Lloyd-Jones on Emotion and Preaching

The Urban Reformation shares this great quote from the 20th century’s greatest English-speaking preacher. We need to listen to this as he explains what is wrong with so much of our preaching. It reminds me of some of my ten conclusions on preaching, and some of the posts in the series of which that post was the summary.

Page 93 from the book “Preaching & Preachers” states—

“. . . Modern sophisticated man may laugh at this, but it is only when we begin to know something of this melting quality that we shall be real preachers. Of course a man who tries to produce an effect becomes an actor, and is an abominable impostor. But the fact is that when ‘the love of God is shed abroad’ in a man’s heart as it was in Whitefield’s pathos is inevitable.

This element of pathos and of emotion is, to me, a very vital one. It has been so seriously lacking in the present century, and perhaps especially among Reformed people. We tend to lose our balance and to become over-intellectual, indeed almost to despise the element of feeling and emotion. We are such learned men, we have such a great grasp of the truth, that we tend to despise feeling. The common herd, we feel, are emotional and sentimental, but they have no understanding!

Is not this the danger, is not this the tendency, to despise feeling which is an essential part of man put there by God? We do not know what it is to be carried away, we no longer know what it is to be moved profoundly. . . .”

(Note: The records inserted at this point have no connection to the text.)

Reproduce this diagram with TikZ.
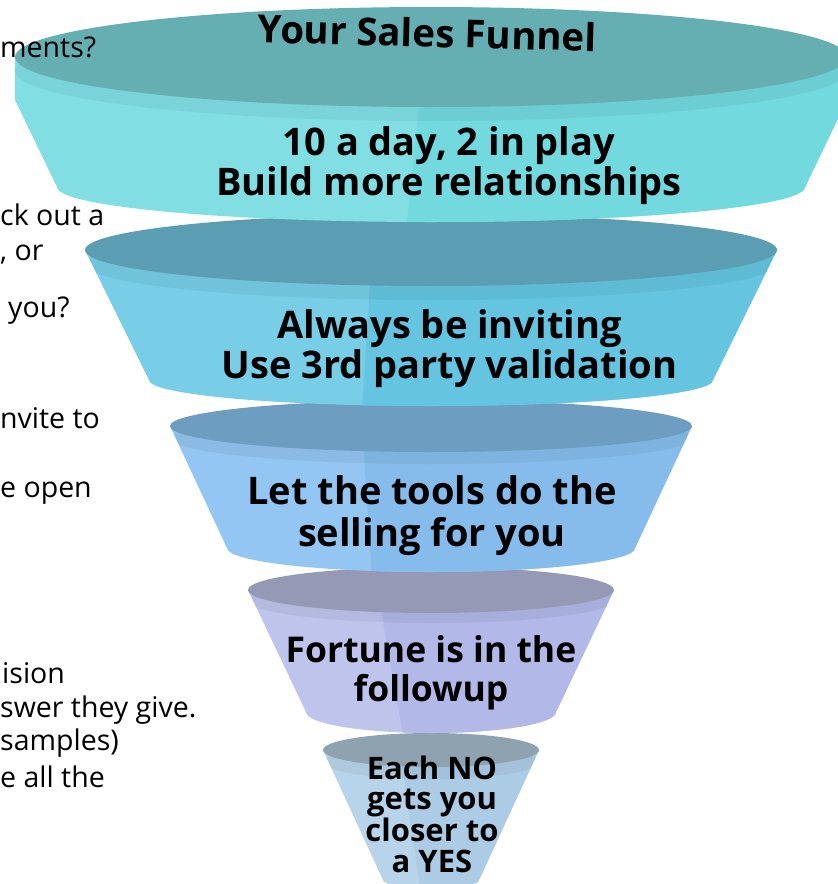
\documentclass[tikz,border=0pt]{standalone}
\usepackage{fontspec}
\setmainfont{Open Sans}

\definecolor{topA}{HTML}{65AEB2}
\definecolor{leftA}{HTML}{81DFE4}
\definecolor{rightA}{HTML}{72D9DF}
\definecolor{topB}{HTML}{5B9EB3}
\definecolor{leftB}{HTML}{78CDE7}
\definecolor{rightB}{HTML}{65C4E0}
\definecolor{topC}{HTML}{6D9DC0}
\definecolor{leftC}{HTML}{93C6F2}
\definecolor{rightC}{HTML}{85BCEC}
\definecolor{topD}{HTML}{9699B5}
\definecolor{leftD}{HTML}{BEC4EC}
\definecolor{rightD}{HTML}{B2B8E7}
\definecolor{topE}{HTML}{8FA2AF}
\definecolor{leftE}{HTML}{B8D4EA}
\definecolor{rightE}{HTML}{ACCCE6}

\tikzset{
  band/.style={fill=black,fill opacity=0.05},
  sidenote/.style={anchor=base west,inner sep=0pt,font=\fontsize{28.5}{34}\selectfont},
  funnellabel/.style={anchor=base,align=center,inner sep=0pt,font=\fontsize{38}{40}\selectfont\bfseries},
}

\begin{document}
\begin{tikzpicture}[x=1pt,y=-1pt]
	\fill[white] (0,0) rectangle (838,884);
	\useasboundingbox (0,0) rectangle (838,884);
	
	% bottom part
	\begin{scope}
		\clip (323,750) -- (383,880) arc[start angle=180,end angle=0,x radius=48,y radius=8] -- (539,750) -- cycle;
		\fill[leftE] (300,700) rectangle (560,900);
		\fill[rightE] (392,700) -- (560,700) -- (560,900) -- (422,900) -- cycle;
		\fill[band] (431,762) ellipse [x radius=108,y radius=17];
	\end{scope}
	\fill[topE] (431,750) ellipse [x radius=108,y radius=17];
	
	% fourth part
	\begin{scope}
		\clip (248,590) -- (306,712) arc[start angle=180,end angle=0,x radius=125,y radius=21] -- (614,590) -- cycle;
		\fill[leftD] (230,560) rectangle (630,740);
		\fill[rightD] (372,560) -- (630,560) -- (630,740) -- (404,740) -- cycle;
		\fill[band] (431,600) ellipse [x radius=183,y radius=23];
	\end{scope}
	\fill[topD] (431,590) ellipse [x radius=183,y radius=23];
	
	% third part
	\begin{scope}
		\clip (170,426) -- (227,548) arc[start angle=180,end angle=0,x radius=204,y radius=24] -- (692,426) -- cycle;
		\fill[leftC] (150,390) rectangle (710,580);
		\fill[rightC] (360,390) -- (710,390) -- (710,580) -- (372,580) -- cycle;
		\fill[band] (431,438) ellipse [x radius=261,y radius=26];
	\end{scope}
	\fill[topC] (431,426) ellipse [x radius=261,y radius=26];
	
	% second part
	\begin{scope}
		\clip (85,250) -- (149,380) arc[start angle=180,end angle=0,x radius=282,y radius=26] -- (777,250) -- cycle;
		\fill[leftB] (70,210) rectangle (790,410);
		\fill[rightB] (375,210) -- (790,210) -- (790,410) -- (362,410) -- cycle;
		\fill[band] (431,264) ellipse [x radius=346,y radius=36];
	\end{scope}
	\fill[topB] (431,250) ellipse [x radius=346,y radius=36];
	
	% top part
	\begin{scope}
		\clip (15,57) -- (15,100) -- (57,187) arc[start angle=180,end angle=0,x radius=374,y radius=35] -- (847,100) -- (847,57) -- cycle;
		\fill[leftA] (0,40) rectangle (860,230);
		\fill[rightA] (426,40) -- (860,40) -- (860,230) -- (406,230) -- cycle;
		\fill[band] (431,71) ellipse [x radius=416,y radius=50];
	\end{scope}
	\fill[topA] (431,57) ellipse [x radius=416,y radius=50];
	
	\node[funnellabel,font=\fontsize{38.5}{40}\selectfont\bfseries,rotate=-1.5] (title) at (427,47) {Your Sales Funnel};
	\node[funnellabel] (lab1) at (449,195) {10 a day, 2 in play\\Build more relationships};
	\node[funnellabel] (lab2) at (449.5,378) {Always be inviting\\Use 3rd party validation};
	\node[funnellabel,font=\fontsize{38}{42}\selectfont\bfseries] (lab3) at (432,546) {Let the tools do the\\selling for you};
	\node[funnellabel,font=\fontsize{35.5}{39}\selectfont\bfseries] (lab4) at (431,701) {Fortune is in the\\followup};
	\node[funnellabel,font=\fontsize{31}{30.5}\selectfont\bfseries] (lab5) at (432,872) {Each NO\\gets you\\closer to\\a YES};
	
	\node[sidenote] (note1) at (0,57) {ments?};
	\node[sidenote] (note2) at (0,225) {ck out a};
	\node[sidenote] (note3) at (0,260) {, or};
	\node[sidenote] (note4) at (8,317) {you?};
	\node[sidenote] (note5) at (0,428) {nvite to};
	\node[sidenote] (note6) at (0,497) {e open};
	\node[sidenote] (note7) at (2,683) {ision};
	\node[sidenote] (note8) at (0,717) {swer they give.};
	\node[sidenote] (note9) at (0,750) {samples)};
	\node[sidenote] (note10) at (0,787) {e all the};
	
\end{tikzpicture}
\end{document}
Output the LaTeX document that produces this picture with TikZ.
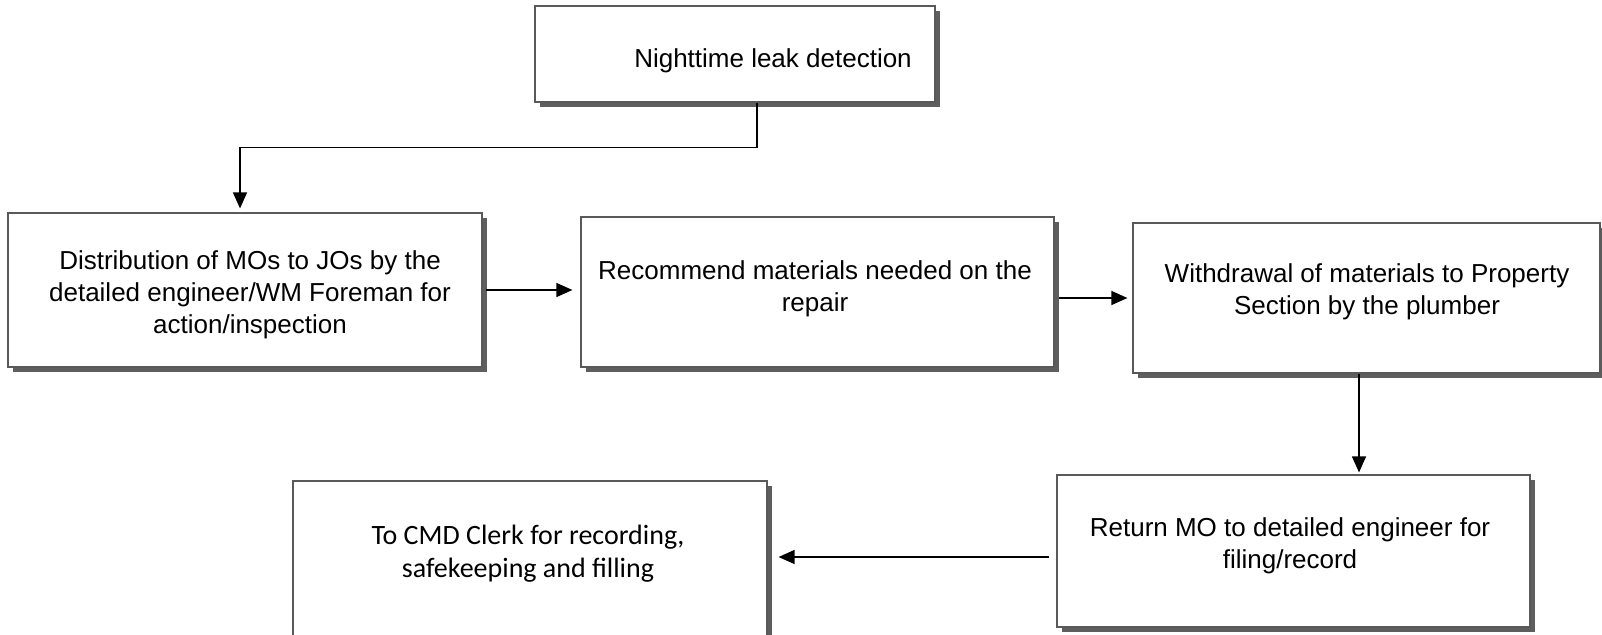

He goes on to say on page 95—

“. . . Can a man see himself as a damned sinner without emotion? Can a man look into hell without emotion? Can a man listen to the thunderings of the Law and feel nothing? Or conversely, can a man really contemplate the love of God in Christ Jesus and feel no emotion? The whole position is utterly ridiculous. I fear that many people today in their reaction against excesses and emotionalism put themselves into a position in which, in the end, they are virtually denying the Truth. The Gospel of Jesus Christ takes up the whole man, and if what purports to be the Gospel does not do so it is not the Gospel. The Gospel is meant to do that, and it does that. The whole man is involved because the Gospel leads to regeneration; and so I say that this element of pathos and emotion, this element of being moved, should always be prominent in preaching.”